February 11, 2015
Those of you who are engaged in geopolitical news will recognize the ongoing turbulence between Greece and its creditors. Desperately trying to avert a default, Greece is still in talks to renegotiate bailout reforms with Eurozone partners and the International Monetary Fund.
According to this article the US and European markets enjoyed increases on Tuesday while investors remain optimistic that Greece will avoid a default, yet the chance of default still looms.
As an investor, it is important to understand international dynamics as they have real effects on the economy. This situation, while it presents a valid concern, shines a light on a more important overarching theme: you MUST understand your investments.
Know what you own, why you own it, and what the inherent risks are that you may be taking on. You can achieve this by working with an expert to select and understand where you are putting your money.
Here are few key takeaways that I have mentioned before but are steadfast:
- Be an investor. If you are in cash or money markets you are missing out on the potential for growth and returns.
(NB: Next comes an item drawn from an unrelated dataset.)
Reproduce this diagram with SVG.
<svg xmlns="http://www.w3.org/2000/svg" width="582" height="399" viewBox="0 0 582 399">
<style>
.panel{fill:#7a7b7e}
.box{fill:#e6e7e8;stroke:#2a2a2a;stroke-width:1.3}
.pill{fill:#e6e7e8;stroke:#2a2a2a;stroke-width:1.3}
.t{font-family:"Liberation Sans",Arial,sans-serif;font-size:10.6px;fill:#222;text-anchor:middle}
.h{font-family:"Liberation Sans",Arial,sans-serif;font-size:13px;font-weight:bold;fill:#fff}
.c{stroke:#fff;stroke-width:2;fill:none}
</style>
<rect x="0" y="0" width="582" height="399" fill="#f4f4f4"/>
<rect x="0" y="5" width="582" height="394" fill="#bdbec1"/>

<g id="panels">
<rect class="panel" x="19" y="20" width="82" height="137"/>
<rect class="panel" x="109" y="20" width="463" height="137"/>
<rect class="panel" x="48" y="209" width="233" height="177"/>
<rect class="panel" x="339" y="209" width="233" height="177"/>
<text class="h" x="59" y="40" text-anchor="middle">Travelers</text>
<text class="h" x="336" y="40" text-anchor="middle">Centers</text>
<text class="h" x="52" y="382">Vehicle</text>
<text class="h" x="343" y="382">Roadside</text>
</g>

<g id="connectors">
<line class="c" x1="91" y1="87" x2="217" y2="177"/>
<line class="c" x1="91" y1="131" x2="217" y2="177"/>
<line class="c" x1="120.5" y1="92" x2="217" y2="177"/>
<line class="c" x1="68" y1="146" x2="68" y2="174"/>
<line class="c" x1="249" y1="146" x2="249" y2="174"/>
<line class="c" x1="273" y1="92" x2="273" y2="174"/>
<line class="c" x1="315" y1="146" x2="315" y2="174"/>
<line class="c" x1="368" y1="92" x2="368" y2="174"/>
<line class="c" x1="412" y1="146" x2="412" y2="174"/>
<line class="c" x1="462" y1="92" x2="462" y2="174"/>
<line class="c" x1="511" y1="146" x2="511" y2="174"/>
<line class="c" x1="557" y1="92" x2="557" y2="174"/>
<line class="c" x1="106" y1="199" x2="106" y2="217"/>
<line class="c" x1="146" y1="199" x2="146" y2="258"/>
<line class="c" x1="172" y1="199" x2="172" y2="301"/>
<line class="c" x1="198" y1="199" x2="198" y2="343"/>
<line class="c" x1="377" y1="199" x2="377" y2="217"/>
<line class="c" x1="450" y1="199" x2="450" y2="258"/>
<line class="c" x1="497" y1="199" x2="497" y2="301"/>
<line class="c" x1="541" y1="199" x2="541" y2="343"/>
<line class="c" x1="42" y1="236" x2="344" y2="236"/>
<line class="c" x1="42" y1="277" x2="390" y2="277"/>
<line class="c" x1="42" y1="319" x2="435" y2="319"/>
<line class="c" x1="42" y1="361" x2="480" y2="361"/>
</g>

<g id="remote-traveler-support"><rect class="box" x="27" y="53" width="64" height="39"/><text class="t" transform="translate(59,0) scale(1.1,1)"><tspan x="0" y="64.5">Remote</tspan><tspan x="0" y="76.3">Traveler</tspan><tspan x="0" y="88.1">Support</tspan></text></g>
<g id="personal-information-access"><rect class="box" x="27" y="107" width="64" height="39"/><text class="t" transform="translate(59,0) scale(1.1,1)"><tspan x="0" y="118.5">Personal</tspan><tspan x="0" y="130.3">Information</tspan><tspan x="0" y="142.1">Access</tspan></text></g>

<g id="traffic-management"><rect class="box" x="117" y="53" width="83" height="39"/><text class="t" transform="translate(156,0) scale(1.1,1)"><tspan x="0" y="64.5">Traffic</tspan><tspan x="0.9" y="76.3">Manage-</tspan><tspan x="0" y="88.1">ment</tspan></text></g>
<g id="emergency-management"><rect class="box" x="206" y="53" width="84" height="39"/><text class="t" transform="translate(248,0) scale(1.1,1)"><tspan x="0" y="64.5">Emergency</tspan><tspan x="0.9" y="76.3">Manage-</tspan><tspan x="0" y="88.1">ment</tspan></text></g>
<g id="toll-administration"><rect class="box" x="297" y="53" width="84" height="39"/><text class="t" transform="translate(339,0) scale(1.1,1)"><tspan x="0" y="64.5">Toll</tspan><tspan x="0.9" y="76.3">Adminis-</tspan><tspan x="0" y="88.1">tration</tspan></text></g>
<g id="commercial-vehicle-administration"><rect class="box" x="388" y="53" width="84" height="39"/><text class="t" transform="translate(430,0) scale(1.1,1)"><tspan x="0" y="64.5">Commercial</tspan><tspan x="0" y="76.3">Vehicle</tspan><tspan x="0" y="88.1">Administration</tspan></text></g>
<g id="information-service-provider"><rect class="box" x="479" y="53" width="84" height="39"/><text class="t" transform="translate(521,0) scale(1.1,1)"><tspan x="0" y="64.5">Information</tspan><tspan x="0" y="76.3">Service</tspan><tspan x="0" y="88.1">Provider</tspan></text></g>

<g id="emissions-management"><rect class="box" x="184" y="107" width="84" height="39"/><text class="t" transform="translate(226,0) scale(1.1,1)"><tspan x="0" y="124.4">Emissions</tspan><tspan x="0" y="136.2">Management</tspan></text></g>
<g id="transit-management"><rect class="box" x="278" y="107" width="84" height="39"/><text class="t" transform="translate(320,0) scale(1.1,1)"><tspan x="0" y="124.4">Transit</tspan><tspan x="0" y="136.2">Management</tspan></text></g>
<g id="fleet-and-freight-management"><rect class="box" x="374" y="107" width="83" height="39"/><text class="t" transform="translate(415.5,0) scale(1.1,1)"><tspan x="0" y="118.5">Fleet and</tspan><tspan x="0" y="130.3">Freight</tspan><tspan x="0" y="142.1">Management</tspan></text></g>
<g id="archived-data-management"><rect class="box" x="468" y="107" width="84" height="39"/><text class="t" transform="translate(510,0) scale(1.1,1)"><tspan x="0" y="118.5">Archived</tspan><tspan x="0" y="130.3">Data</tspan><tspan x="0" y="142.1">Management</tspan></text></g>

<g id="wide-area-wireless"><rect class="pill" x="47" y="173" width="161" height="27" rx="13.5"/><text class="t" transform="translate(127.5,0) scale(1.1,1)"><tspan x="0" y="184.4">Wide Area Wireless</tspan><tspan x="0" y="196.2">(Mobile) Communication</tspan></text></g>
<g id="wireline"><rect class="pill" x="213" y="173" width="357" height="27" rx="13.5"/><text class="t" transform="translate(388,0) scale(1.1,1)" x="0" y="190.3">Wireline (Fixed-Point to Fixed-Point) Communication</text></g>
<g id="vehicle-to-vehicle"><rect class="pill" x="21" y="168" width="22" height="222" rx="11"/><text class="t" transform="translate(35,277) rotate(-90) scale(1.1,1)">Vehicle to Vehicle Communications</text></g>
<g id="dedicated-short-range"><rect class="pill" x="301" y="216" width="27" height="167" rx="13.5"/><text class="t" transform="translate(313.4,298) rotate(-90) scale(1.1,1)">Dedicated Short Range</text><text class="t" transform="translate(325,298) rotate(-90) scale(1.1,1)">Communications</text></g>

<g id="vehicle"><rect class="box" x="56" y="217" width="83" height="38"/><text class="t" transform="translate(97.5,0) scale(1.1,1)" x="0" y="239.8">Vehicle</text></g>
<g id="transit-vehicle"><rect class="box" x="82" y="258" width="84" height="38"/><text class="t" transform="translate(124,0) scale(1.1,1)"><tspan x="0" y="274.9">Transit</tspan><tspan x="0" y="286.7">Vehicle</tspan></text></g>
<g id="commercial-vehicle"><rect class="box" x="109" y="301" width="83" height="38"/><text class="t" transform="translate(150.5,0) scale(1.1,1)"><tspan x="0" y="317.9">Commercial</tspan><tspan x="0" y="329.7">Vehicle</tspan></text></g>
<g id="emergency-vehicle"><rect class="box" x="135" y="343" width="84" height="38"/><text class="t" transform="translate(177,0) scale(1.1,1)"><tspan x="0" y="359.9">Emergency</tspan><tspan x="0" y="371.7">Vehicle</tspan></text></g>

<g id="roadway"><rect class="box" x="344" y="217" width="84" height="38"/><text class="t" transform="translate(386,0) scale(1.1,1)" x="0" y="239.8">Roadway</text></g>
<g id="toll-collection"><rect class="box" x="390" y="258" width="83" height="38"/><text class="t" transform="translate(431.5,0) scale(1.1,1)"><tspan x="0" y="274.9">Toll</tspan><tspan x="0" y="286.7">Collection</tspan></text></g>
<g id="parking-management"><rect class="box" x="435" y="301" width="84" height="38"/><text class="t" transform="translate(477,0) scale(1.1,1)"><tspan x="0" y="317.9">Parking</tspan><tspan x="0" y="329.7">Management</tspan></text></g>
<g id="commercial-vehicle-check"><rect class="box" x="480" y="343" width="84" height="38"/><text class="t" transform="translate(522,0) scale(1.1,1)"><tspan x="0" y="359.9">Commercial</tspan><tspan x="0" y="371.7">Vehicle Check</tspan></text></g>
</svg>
- Focus on the U.S. We are positioned the best for growth, innovation, and long term success compared to many other countries.
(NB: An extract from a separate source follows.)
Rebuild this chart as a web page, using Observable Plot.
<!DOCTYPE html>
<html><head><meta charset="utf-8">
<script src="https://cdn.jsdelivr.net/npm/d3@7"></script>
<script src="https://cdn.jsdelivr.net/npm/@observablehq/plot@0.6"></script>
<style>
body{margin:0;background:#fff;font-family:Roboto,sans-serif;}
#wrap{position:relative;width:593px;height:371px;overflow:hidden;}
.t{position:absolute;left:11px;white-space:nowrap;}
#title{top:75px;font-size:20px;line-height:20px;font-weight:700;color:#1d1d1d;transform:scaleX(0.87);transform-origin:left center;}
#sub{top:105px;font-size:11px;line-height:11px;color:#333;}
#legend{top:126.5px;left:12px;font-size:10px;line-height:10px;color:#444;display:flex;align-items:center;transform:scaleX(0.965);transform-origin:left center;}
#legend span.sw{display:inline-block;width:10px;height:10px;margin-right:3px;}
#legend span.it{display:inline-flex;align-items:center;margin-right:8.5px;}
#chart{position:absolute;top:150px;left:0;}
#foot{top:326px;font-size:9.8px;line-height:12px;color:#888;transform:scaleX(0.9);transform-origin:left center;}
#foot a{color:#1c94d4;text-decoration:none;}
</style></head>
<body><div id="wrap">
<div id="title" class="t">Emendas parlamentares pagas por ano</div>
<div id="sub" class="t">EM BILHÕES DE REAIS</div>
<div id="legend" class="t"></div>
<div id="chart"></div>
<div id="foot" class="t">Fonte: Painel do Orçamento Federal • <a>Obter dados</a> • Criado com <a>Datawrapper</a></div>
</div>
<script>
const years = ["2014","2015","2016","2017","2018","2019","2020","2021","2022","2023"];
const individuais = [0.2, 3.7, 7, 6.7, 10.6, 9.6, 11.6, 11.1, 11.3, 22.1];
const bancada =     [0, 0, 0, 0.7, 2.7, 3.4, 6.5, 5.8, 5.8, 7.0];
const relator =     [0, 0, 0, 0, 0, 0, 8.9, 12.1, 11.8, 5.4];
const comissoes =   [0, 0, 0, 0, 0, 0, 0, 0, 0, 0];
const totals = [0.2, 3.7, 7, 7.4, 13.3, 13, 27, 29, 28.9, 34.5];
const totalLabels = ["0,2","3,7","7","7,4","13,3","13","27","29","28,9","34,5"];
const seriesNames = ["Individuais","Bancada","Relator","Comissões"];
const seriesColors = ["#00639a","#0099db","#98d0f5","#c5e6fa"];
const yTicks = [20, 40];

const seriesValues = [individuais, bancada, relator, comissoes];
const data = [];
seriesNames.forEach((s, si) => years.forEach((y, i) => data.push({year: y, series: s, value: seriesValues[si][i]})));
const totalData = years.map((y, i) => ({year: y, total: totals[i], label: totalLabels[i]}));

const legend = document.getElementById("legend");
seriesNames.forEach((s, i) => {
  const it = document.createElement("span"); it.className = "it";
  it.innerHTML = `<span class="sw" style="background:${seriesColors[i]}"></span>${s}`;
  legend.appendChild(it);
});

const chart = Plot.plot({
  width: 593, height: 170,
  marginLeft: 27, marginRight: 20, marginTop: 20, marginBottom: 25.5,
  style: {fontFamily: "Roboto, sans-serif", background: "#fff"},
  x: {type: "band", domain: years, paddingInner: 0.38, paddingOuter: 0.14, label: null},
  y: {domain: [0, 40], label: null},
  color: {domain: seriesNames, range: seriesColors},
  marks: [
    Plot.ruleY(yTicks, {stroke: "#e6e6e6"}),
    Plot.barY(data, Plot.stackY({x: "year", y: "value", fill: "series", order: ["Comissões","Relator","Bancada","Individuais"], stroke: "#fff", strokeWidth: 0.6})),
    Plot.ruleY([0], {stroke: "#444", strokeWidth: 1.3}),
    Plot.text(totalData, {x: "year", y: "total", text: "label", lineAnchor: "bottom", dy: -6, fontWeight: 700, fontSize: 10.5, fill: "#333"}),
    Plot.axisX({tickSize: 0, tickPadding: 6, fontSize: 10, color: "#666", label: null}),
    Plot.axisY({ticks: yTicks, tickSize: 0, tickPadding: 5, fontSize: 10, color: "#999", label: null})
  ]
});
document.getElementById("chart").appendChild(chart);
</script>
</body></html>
- Stay in high quality companies. Grounding your investments in high quality companies that pay dividends, have good cash flow, and are well managed more often than not provide the base for a strong portfolio-one you will be able to hold and benefit from over time.
(This article contains the current opinions of the author but not necessarily those of Brighton Securities Corp. The author's opinions are subject to change without notice. This blog post is for informational purposes only. Forecasts, estimates, and certain information contained herein should not be considered as investment advice or a recommendation of any particular security, strategy or investment product. References to specific securities and their issuers are for illustrative purposes only and are not intended and should not be interpreted as recommendations to purchase or sell such securities).